Eighteen months ago, Charles Schmidt, who is head of the drama department at Sam Houston State College, submitted his play The Obit Man to Glade for possible production. Glade liked the play but asked for changes which Schmidt was not willing to make. “After all,” says Schmidt, “I’ve been in theatre a lot longer than he has and I know just as much about it as he and perhaps more.” The script went to Houston’s Theater Suburbia where they changed not only the title of the play but the script as well, and without the permission or knowledge of Schmidt. Opening night was quite a shock for the playwright.

New Plays. Original scripts…who needs them? They don’t make money. (Glade: “It goes without saying that new plays don’t make money. The best you can hope for is to break even. Maybe.”) Glade’s financial successes have all been by experienced playwrights. Summertree by Ron Cowan in 1969, The Investigation, Godot and Lear were his biggest hits, but the size of the audience at Autry is limited to 75 at most, depending on the number of chairs Glade can fit into the space he decides to allot the audience, which varies. The largest amount collected at the box-office was close to $200. Glade takes what he needs for his own living expenses from the gate receipts and the rest goes back into Playwright’s Showcase, which is registered as a non-profit educational corporation. The profits from Lear were completely wiped out by the deficit brought on by Her Hair Down Singing. Yet Glade persists in doing untried plays. Why?

“I have,” he explains, “pursued and developed a strong image of what Playwright’s Showcase is. People know what I am doing here before they come. My image is strong and well-established. I am in the business of selling new plays.”

To watch Glade conduct a rehearsal is to see an exercise in revelation by trial and error. Like some mad Hercules Poirot searching for the final clue to a murder mystery, Glade dances, pounces, sings and whispers—looking for the play, searching for the performance. Glade explains to actors, in effective, non-theatrical terms, what he thinks the play is and then sits back to watch the actor reveal to him the play as performance. His eye for theatrical effect is remarkable, and when he suggests a fine-reading or a sight gag that works—then Glade laughs harder than anyone.

“The play’s the thing,” he says, “only as performed, not as script.”

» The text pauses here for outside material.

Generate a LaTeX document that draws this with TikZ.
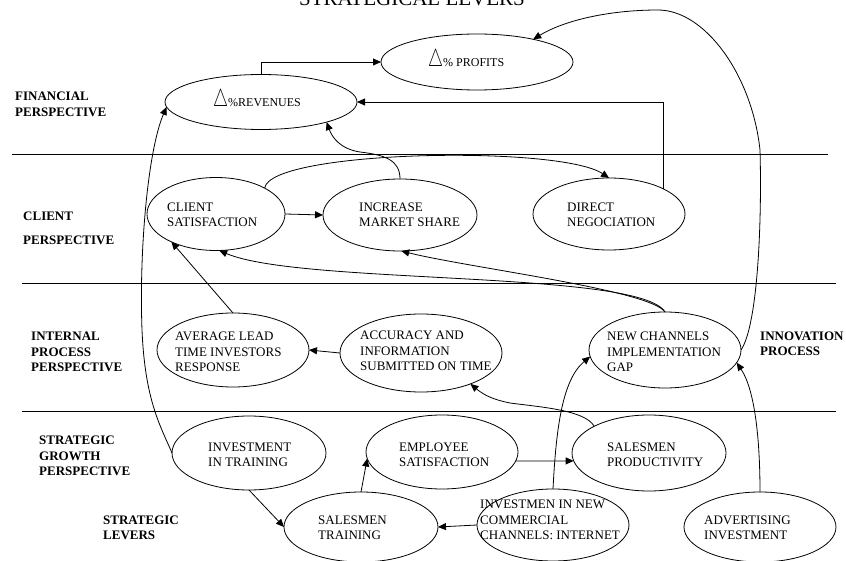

This one-man show annoys some actors. “I heard about Roger Glade a long time ago,” said one actress during a rehearsal, “and his reputation for temper tantrums scared me. I wouldn’t come over here for a long time. But he does do good plays, and he does get good performances from people and that’s why I’m here. But some nights after rehearsal I go home and cry.” Still, actors consistently show up in numbers for his casting calls, and he cast Jonathon Wild from his bulging files with no auditions necessary. That’s the way he likes it: a stable of playwrights, a stable of actors.

Glade has a small but faithful following who attend Playwright’s Showcase productions (let’s be clear, most theaters would consider his “small” non-existent; the house sometimes consists of five or six people.) Even for the devoted, entering Autry can be quite an adventure. The room does have a stage, but Glade rarely uses it. He decides where the playing area will be for each show and it is impossible, even for regulars, to predict where he’ll put it next.

Roger Glade is usually at every performance to supervise ticket sales ($2.50 and $3.50), watch over actors, coffee preparations, and patrons looking for bathrooms (upstairs, down a dark hall), and in general cluck over his creation like a mama hen over her brood. When someone inadvertently steps into the playing area, as someone often does, and then out of curiosity fingers a prop or part of the set, Glade promptly reprimands the trespasser with “Please…!” or “Dear…” Which is all it takes.

Right now Glade is in debt to Autry House for back rent. His current one-man fund-raising drive is designed to pay off this debt and to help finance his spring program. His alliance with Autry was formed in the spring of 1969 when, after graduating from Rice, finishing classwork towards a master’s degree at Columbia and directing in theatres in Pittsburgh, Philadelphia, Washington and New York, Glade decided to come back to Houston and form his own group. The chaplain at Autry, John Worrell, had been a friend of Glade’s during his years at Rice and the two worked out a deal with Glade staging plays at Autry in the manner of the off-Broadway coffee houses of the time. Eventually, Playwright’s Showcase became a separate corporation. Autry House charges it rent to pay for time, space and utilities. Playwright’s Showcase has no connection with the Episcopal Church or Autry House, except for the diocese’s unspoken support by allowing him use of the building.

Glade doesn’t stay at Autry because he likes the pinched circumstances. Being an artist in a garret long ago lost whatever appeal it might have had for him. He would jump at the chance to direct in a building as grand and imposing as the Dallas Theater Center or the Alley—or the parapets of Allen Center, for that matter—where he could indulge himself in luxury. It would be for him like sitting surrounded by mountains of chocolate and vats of whipped cream and all of it his, even the cherry. Without doubt, he’d like to move on and make more of the world his theater.

Unlike most of his aspiring playwrights whose ultimate goal is a New York production, Glade envisions having a “stable of playwrights” someday who write for his theater. After all, Shakespeare had the Globe, Chekhov the Moscow Art Theatre, Brecht the Berliner Ensemble—someone as talented might well have the Playwright’s Showcase someday.